* _Work to complete_
Pictures within the data are to be left out; everything else must be reproduced exactly.
++++ Material
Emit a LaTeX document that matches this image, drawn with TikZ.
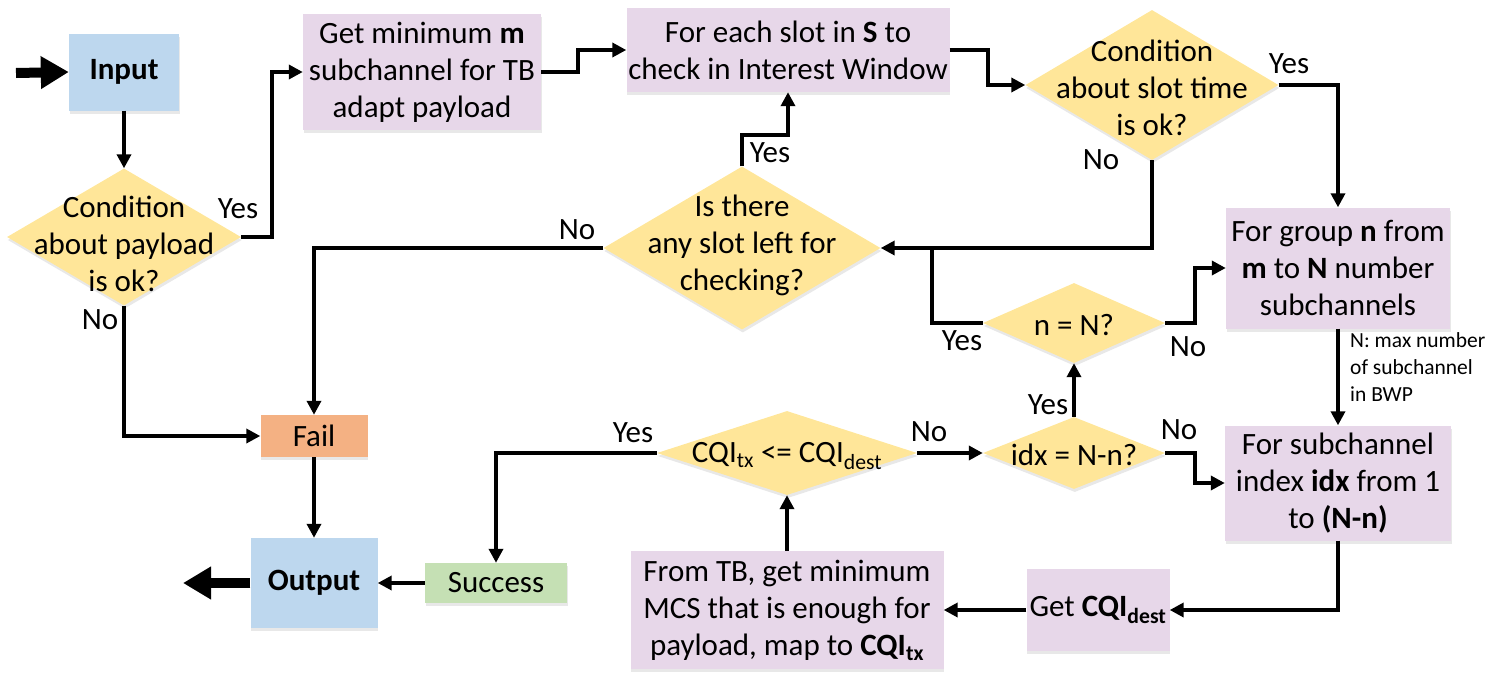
\documentclass[tikz,border=0pt]{standalone}
\usepackage{fontspec}
\setmainfont{Carlito}
\usetikzlibrary{arrows.meta,shapes.geometric,shadows}
\definecolor{cblue}{HTML}{BDD7EE}
\definecolor{cyel}{HTML}{FFE699}
\definecolor{cpur}{HTML}{E7D7E9}
\definecolor{corg}{HTML}{F4B183}
\definecolor{cgrn}{HTML}{C5E0B4}
\begin{document}
\begin{tikzpicture}[x=1pt,y=-1pt,
  base/.style={inner sep=0pt, align=center, font=\fontsize{31}{37}\selectfont,
    drop shadow={shadow xshift=0.8pt,shadow yshift=-3pt,opacity=0.18}},
  box/.style={base, rectangle},
  dia/.style={base, diamond, fill=cyel},
  txt/.style={inner sep=0pt, align=center, font=\fontsize{31}{37}\selectfont},
  lbl/.style={inner sep=0pt, font=\fontsize{31}{34}\selectfont},
  conn/.style={line width=3.5pt, line join=miter, -{Triangle[length=14pt,width=14pt]}},
  plain/.style={line width=3.5pt, line join=miter},
  big/.style={line width=10pt, -{Triangle[length=28pt,width=31pt]}}
]
\useasboundingbox (0,0) rectangle (1508,675);

% boxes
\node[box, fill=cblue, minimum width=110pt, minimum height=77pt, font=\fontsize{31}{37}\selectfont\bfseries] (in) at (124,72) {Input};
\node[box, fill=cpur, minimum width=238pt, minimum height=116pt] (gm) at (422,72) {Get minimum \textbf{m}\\subchannel for TB\\adapt payload};
\node[box, fill=cpur, minimum width=323pt, minimum height=84pt] (fe) at (788,50) {For each slot in \textbf{S} to\\check in Interest Window};
\node[box, fill=cpur, minimum width=224pt, minimum height=121pt] (fg) at (1338,268) {For group \textbf{n} from\\\textbf{m} to \textbf{N} number\\subchannels};
\node[box, fill=cpur, minimum width=226pt, minimum height=115pt] (fs) at (1338,483) {For subchannel\\index \textbf{idx} from 1\\to \textbf{(N-n)}};
\node[box, fill=cpur, minimum width=143pt, minimum height=82pt] (gc) at (1098,610) {Get \textbf{CQI\textsubscript{dest}}};
\node[box, fill=cpur, minimum width=313pt, minimum height=118pt] (tb) at (787,610) {From TB, get minimum\\MCS that is enough for\\payload, map to \textbf{CQI\textsubscript{tx}}};
\node[box, fill=cgrn, minimum width=142pt, minimum height=40pt] (su) at (496,583) {Success};
\node[box, fill=cblue, minimum width=127pt, minimum height=90pt, font=\fontsize{31}{37}\selectfont\bfseries] (out) at (314,583) {Output};
\node[box, fill=corg, minimum width=107pt, minimum height=42pt] (fail) at (314,436) {Fail};

% diamonds
\node[dia, minimum width=234pt, minimum height=137pt] (c1) at (124,237) {};
\node[txt] (c1t) at (124,244) {Condition\\about payload\\is ok?};
\node[dia, minimum width=253pt, minimum height=150pt] (c2) at (1152,85) {};
\node[txt] (c2t) at (1152,88) {Condition\\about slot time\\is ok?};
\node[dia, minimum width=277pt, minimum height=163pt] (ds) at (742,248) {};
\node[txt] (dst) at (742,245) {Is there\\any slot left for\\checking?};
\node[dia, minimum width=182pt, minimum height=80pt] (nN) at (1074,323) {};
\node[txt] (nNt) at (1074,325) {n = N?};
\node[dia, minimum width=182pt, minimum height=72pt] (idx) at (1074,453) {};
\node[txt] (idxt) at (1074,455) {idx = N-n?};
\node[dia, minimum width=260pt, minimum height=84pt] (cq) at (787,453) {};
\node[txt] (cqt) at (787,456) {CQI\textsubscript{tx} <= CQI\textsubscript{dest}};

% note
\node[inner sep=0pt, align=left, anchor=north west, font=\fontsize{21.5}{27}\selectfont] (note) at (1350,332) {N: max number\\of subchannel\\in BWP};

% connectors
\coordinate (inS) at (16,73);
\coordinate (outE) at (183,583);
\draw[big] (inS) -- (in.west);
\draw[big] (out.west) -- (outE);
\draw[conn] (in) -- (c1);
\draw[conn] (c1.east) -- (272,237) |- (gm.west);
\draw[conn] (gm.east) -- (578,72) |- (fe.west);
\draw[conn] (fe.east) -- (988,50) |- (c2.west);
\draw[conn] (c2.east) -| (fg.north);
\draw[conn] (c2.south) |- (ds.east);
\draw[plain] (nN.west) -| (932,248);
\draw[conn] (ds.north) -- (742,135) -| (fe.south);
\draw[conn] (ds.west) -| (fail.north);
\draw[conn] (c1.south) |- (fail.west);
\draw[conn] (fail) -- (out);
\draw[conn] (su) -- (out);
\draw[conn] (cq.west) -| (su.north);
\draw[conn] (cq.east) -- (idx.west);
\draw[conn] (idx.north) -- (nN.south);
\draw[conn] (nN.east) -- (1195,323) |- (fg.west);
\draw[conn] (fg.south) -- (fs.north);
\draw[conn] (idx.east) -- (1195,453) |- (fs.west);
\draw[conn] (fs.south) |- (gc.east);
\draw[conn] (gc.west) -- (tb.east);
\draw[conn] (tb.north) -- (cq.south);

% labels
\node[lbl] (l1) at (238,209) {Yes};
\node[lbl] (l2) at (100,320) {No};
\node[lbl] (l3) at (770,153) {Yes};
\node[lbl] (l4) at (577,230) {No};
\node[lbl] (l5) at (1289,64) {Yes};
\node[lbl] (l6) at (1101,160) {No};
\node[lbl] (l7) at (962,341) {Yes};
\node[lbl] (l8) at (1188,347) {No};
\node[lbl] (l9) at (1048,405) {Yes};
\node[lbl] (l10) at (1179,430) {No};
\node[lbl] (l11) at (633,433) {Yes};
\node[lbl] (l12) at (929,432) {No};
\end{tikzpicture}
\end{document}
++++++++
* _Answer to this problem_
Emit a LaTeX document that matches this image, drawn with TikZ.
\documentclass[tikz,border=0pt]{standalone}
\usepackage{fontspec}
\setmainfont{Carlito}
\usetikzlibrary{arrows.meta,shapes.geometric,shadows}
\definecolor{cblue}{HTML}{BDD7EE}
\definecolor{cyel}{HTML}{FFE699}
\definecolor{cpur}{HTML}{E7D7E9}
\definecolor{corg}{HTML}{F4B183}
\definecolor{cgrn}{HTML}{C5E0B4}
\begin{document}
\begin{tikzpicture}[x=1pt,y=-1pt,
  base/.style={inner sep=0pt, align=center, font=\fontsize{31}{37}\selectfont,
    drop shadow={shadow xshift=0.8pt,shadow yshift=-3pt,opacity=0.18}},
  box/.style={base, rectangle},
  dia/.style={base, diamond, fill=cyel},
  txt/.style={inner sep=0pt, align=center, font=\fontsize{31}{37}\selectfont},
  lbl/.style={inner sep=0pt, font=\fontsize{31}{34}\selectfont},
  conn/.style={line width=3.5pt, line join=miter, -{Triangle[length=14pt,width=14pt]}},
  plain/.style={line width=3.5pt, line join=miter},
  big/.style={line width=10pt, -{Triangle[length=28pt,width=31pt]}}
]
\useasboundingbox (0,0) rectangle (1508,675);

% boxes
\node[box, fill=cblue, minimum width=110pt, minimum height=77pt, font=\fontsize{31}{37}\selectfont\bfseries] (in) at (124,72) {Input};
\node[box, fill=cpur, minimum width=238pt, minimum height=116pt] (gm) at (422,72) {Get minimum \textbf{m}\\subchannel for TB\\adapt payload};
\node[box, fill=cpur, minimum width=323pt, minimum height=84pt] (fe) at (788,50) {For each slot in \textbf{S} to\\check in Interest Window};
\node[box, fill=cpur, minimum width=224pt, minimum height=121pt] (fg) at (1338,268) {For group \textbf{n} from\\\textbf{m} to \textbf{N} number\\subchannels};
\node[box, fill=cpur, minimum width=226pt, minimum height=115pt] (fs) at (1338,483) {For subchannel\\index \textbf{idx} from 1\\to \textbf{(N-n)}};
\node[box, fill=cpur, minimum width=143pt, minimum height=82pt] (gc) at (1098,610) {Get \textbf{CQI\textsubscript{dest}}};
\node[box, fill=cpur, minimum width=313pt, minimum height=118pt] (tb) at (787,610) {From TB, get minimum\\MCS that is enough for\\payload, map to \textbf{CQI\textsubscript{tx}}};
\node[box, fill=cgrn, minimum width=142pt, minimum height=40pt] (su) at (496,583) {Success};
\node[box, fill=cblue, minimum width=127pt, minimum height=90pt, font=\fontsize{31}{37}\selectfont\bfseries] (out) at (314,583) {Output};
\node[box, fill=corg, minimum width=107pt, minimum height=42pt] (fail) at (314,436) {Fail};

% diamonds
\node[dia, minimum width=234pt, minimum height=137pt] (c1) at (124,237) {};
\node[txt] (c1t) at (124,244) {Condition\\about payload\\is ok?};
\node[dia, minimum width=253pt, minimum height=150pt] (c2) at (1152,85) {};
\node[txt] (c2t) at (1152,88) {Condition\\about slot time\\is ok?};
\node[dia, minimum width=277pt, minimum height=163pt] (ds) at (742,248) {};
\node[txt] (dst) at (742,245) {Is there\\any slot left for\\checking?};
\node[dia, minimum width=182pt, minimum height=80pt] (nN) at (1074,323) {};
\node[txt] (nNt) at (1074,325) {n = N?};
\node[dia, minimum width=182pt, minimum height=72pt] (idx) at (1074,453) {};
\node[txt] (idxt) at (1074,455) {idx = N-n?};
\node[dia, minimum width=260pt, minimum height=84pt] (cq) at (787,453) {};
\node[txt] (cqt) at (787,456) {CQI\textsubscript{tx} <= CQI\textsubscript{dest}};

% note
\node[inner sep=0pt, align=left, anchor=north west, font=\fontsize{21.5}{27}\selectfont] (note) at (1350,332) {N: max number\\of subchannel\\in BWP};

% connectors
\coordinate (inS) at (16,73);
\coordinate (outE) at (183,583);
\draw[big] (inS) -- (in.west);
\draw[big] (out.west) -- (outE);
\draw[conn] (in) -- (c1);
\draw[conn] (c1.east) -- (272,237) |- (gm.west);
\draw[conn] (gm.east) -- (578,72) |- (fe.west);
\draw[conn] (fe.east) -- (988,50) |- (c2.west);
\draw[conn] (c2.east) -| (fg.north);
\draw[conn] (c2.south) |- (ds.east);
\draw[plain] (nN.west) -| (932,248);
\draw[conn] (ds.north) -- (742,135) -| (fe.south);
\draw[conn] (ds.west) -| (fail.north);
\draw[conn] (c1.south) |- (fail.west);
\draw[conn] (fail) -- (out);
\draw[conn] (su) -- (out);
\draw[conn] (cq.west) -| (su.north);
\draw[conn] (cq.east) -- (idx.west);
\draw[conn] (idx.north) -- (nN.south);
\draw[conn] (nN.east) -- (1195,323) |- (fg.west);
\draw[conn] (fg.south) -- (fs.north);
\draw[conn] (idx.east) -- (1195,453) |- (fs.west);
\draw[conn] (fs.south) |- (gc.east);
\draw[conn] (gc.west) -- (tb.east);
\draw[conn] (tb.north) -- (cq.south);

% labels
\node[lbl] (l1) at (238,209) {Yes};
\node[lbl] (l2) at (100,320) {No};
\node[lbl] (l3) at (770,153) {Yes};
\node[lbl] (l4) at (577,230) {No};
\node[lbl] (l5) at (1289,64) {Yes};
\node[lbl] (l6) at (1101,160) {No};
\node[lbl] (l7) at (962,341) {Yes};
\node[lbl] (l8) at (1188,347) {No};
\node[lbl] (l9) at (1048,405) {Yes};
\node[lbl] (l10) at (1179,430) {No};
\node[lbl] (l11) at (633,433) {Yes};
\node[lbl] (l12) at (929,432) {No};
\end{tikzpicture}
\end{document}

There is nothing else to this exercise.